Sie atmete tief durch. Sehr tief.

"Ich."

"Ach, nee!"

"Ja!" Sie hob die Schultern. "Aber ich erinnere mich nicht an diese Frau."

"Denken Sie genau nach."

"Tu ich ja."

"War sie blond oder dunkel?"

"Sie muss dagewesen sein, als Toni hier den Laden gemanagt hat."

Okay, dachte ich.

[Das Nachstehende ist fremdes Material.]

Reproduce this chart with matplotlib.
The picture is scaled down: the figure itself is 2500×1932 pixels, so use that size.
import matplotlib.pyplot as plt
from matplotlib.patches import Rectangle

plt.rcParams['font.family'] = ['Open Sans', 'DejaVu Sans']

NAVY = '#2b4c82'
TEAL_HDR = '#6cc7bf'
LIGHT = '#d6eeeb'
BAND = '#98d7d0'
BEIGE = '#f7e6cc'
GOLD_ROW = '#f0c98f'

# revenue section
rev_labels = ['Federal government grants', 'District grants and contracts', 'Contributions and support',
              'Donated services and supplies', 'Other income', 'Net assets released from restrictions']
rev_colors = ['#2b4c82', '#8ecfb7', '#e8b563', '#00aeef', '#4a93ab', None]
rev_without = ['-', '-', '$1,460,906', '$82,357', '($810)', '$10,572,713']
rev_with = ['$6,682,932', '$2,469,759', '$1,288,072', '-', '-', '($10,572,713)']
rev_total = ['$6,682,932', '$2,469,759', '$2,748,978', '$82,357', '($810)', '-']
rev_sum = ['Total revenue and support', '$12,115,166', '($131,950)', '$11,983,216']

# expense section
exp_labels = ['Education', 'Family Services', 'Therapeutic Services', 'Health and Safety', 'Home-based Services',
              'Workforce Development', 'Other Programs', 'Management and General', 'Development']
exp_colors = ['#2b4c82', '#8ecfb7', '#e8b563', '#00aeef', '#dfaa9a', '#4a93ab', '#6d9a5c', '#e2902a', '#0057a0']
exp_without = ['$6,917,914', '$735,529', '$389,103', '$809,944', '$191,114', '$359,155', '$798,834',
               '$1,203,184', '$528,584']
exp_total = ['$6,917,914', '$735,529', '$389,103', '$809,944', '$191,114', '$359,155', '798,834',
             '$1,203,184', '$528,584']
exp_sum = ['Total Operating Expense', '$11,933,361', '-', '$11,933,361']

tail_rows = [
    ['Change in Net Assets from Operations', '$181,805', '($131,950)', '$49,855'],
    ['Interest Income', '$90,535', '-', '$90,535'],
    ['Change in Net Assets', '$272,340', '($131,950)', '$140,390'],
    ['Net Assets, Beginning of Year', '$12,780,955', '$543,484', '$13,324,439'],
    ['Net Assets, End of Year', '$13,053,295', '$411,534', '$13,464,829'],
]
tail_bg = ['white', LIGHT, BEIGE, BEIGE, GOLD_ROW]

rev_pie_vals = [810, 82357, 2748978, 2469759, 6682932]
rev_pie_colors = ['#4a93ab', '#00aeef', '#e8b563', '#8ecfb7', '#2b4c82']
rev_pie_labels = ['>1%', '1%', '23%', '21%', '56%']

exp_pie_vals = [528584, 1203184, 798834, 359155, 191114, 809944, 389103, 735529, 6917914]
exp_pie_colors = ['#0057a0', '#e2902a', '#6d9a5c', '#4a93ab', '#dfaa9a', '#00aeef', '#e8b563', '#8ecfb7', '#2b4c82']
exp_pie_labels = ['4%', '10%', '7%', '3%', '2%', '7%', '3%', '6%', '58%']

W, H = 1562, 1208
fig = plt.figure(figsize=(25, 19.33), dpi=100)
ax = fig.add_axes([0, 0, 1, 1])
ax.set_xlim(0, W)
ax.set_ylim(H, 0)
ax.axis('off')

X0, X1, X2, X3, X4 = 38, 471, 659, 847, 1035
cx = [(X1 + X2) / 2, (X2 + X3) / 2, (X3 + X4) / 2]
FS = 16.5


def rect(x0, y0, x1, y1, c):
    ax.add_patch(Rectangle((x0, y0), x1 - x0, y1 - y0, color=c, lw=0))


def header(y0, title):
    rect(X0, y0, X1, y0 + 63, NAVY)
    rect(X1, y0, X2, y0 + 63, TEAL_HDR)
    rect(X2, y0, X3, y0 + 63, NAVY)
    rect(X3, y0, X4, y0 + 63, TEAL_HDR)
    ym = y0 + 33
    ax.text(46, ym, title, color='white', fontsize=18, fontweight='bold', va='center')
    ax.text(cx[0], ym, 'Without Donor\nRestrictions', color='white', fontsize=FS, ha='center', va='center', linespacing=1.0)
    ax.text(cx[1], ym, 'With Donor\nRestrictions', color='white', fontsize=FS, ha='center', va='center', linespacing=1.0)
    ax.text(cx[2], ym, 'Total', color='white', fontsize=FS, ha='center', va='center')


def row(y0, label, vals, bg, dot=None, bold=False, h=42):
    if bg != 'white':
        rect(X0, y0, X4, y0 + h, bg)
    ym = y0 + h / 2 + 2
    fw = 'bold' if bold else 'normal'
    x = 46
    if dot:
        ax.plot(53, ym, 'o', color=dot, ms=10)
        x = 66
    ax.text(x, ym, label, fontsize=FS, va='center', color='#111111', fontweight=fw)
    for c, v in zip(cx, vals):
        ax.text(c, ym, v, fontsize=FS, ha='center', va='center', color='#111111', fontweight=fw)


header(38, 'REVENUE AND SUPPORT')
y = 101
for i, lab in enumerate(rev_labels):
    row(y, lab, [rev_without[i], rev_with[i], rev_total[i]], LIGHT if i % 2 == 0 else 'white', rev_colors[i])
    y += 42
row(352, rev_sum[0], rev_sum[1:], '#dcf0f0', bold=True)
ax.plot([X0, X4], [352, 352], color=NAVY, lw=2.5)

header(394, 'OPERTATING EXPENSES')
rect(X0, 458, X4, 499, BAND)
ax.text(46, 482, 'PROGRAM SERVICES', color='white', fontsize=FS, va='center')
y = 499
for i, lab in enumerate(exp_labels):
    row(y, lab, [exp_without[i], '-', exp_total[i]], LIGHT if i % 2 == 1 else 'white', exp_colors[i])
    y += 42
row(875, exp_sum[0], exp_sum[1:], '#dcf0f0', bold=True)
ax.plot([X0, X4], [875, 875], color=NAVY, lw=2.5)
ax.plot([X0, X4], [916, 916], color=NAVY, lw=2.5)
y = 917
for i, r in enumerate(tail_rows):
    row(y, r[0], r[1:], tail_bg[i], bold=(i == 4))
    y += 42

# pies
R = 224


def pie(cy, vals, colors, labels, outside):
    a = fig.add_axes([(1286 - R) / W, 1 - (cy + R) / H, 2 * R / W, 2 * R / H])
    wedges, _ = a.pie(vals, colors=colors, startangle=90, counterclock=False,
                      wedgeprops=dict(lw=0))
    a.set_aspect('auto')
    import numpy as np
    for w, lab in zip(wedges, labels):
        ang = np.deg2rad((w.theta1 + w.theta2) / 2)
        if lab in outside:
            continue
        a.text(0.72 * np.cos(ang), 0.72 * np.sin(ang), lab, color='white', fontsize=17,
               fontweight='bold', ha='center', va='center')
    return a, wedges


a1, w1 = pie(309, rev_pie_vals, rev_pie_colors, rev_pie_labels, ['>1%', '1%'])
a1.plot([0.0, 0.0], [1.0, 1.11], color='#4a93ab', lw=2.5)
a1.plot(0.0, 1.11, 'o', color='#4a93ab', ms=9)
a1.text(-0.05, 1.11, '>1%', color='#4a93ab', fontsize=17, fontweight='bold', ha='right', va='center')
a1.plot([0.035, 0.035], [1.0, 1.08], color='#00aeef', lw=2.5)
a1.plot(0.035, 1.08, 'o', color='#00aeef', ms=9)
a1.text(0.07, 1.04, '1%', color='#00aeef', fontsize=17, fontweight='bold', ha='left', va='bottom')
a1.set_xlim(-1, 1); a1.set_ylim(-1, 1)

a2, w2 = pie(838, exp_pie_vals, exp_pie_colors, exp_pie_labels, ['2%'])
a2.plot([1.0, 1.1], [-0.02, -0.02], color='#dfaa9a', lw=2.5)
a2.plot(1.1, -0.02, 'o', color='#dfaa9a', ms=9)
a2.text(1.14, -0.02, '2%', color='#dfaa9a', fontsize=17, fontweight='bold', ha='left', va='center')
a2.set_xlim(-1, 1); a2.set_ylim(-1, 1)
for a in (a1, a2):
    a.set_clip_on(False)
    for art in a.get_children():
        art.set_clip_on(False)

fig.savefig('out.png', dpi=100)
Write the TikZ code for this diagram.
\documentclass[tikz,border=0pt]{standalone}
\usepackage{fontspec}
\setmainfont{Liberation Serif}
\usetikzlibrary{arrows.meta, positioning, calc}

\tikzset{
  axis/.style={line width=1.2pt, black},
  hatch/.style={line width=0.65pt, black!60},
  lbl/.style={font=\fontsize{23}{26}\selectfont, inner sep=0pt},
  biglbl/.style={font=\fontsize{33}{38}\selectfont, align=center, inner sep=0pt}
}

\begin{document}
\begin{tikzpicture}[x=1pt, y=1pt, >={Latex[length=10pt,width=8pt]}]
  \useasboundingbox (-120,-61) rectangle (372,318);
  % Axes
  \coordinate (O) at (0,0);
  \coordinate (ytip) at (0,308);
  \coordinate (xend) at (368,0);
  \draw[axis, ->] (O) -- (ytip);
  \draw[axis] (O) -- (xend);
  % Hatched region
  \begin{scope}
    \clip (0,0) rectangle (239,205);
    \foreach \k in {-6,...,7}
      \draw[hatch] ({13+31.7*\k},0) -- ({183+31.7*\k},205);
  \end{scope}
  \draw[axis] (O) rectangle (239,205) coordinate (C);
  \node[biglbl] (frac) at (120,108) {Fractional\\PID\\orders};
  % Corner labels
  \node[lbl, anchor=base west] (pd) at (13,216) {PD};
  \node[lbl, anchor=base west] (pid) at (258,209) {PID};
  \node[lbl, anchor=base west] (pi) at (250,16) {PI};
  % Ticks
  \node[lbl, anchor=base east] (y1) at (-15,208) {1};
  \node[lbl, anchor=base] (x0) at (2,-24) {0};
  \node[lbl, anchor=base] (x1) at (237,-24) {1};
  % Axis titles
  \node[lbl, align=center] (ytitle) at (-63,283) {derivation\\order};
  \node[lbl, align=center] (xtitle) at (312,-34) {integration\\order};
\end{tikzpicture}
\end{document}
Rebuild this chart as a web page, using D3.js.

Sie schien es wirklich nicht zu wissen.

Ich nickte ihr zu und wandte mich zum Gehen.

"Ist die Sache damit ausgestanden?", fragte sie.

Ich zuckte die Achseln.

"Wahrscheinlich werden in Kürze noch ein paar Kollegen von mir auftauchen und noch die eine oder andere Frage stellen."

"Und was ist mit dem Wagen?"

Daher wehte also der Wind. Sie hatte Angst um den Wagen.

"Der ist in Ordnung", meinte ich.

"Wirklich? Aber Sie..."

"Hören Sie, ich kann Ihnen dazu nicht mehr sagen. Jedenfalls nicht im Moment." Ich zuckte die Achseln. "Fahndungstechnische Gründe. Sie haben sicher Verständnis, nehme ich an."

Sie hatte kein Verständnis dafür, wenn ich nach dem Gesicht ging, das sie plötzlich aufgesetzt hatte. Aber bevor sie nochmal nachhaken konnte, war ich schon weg.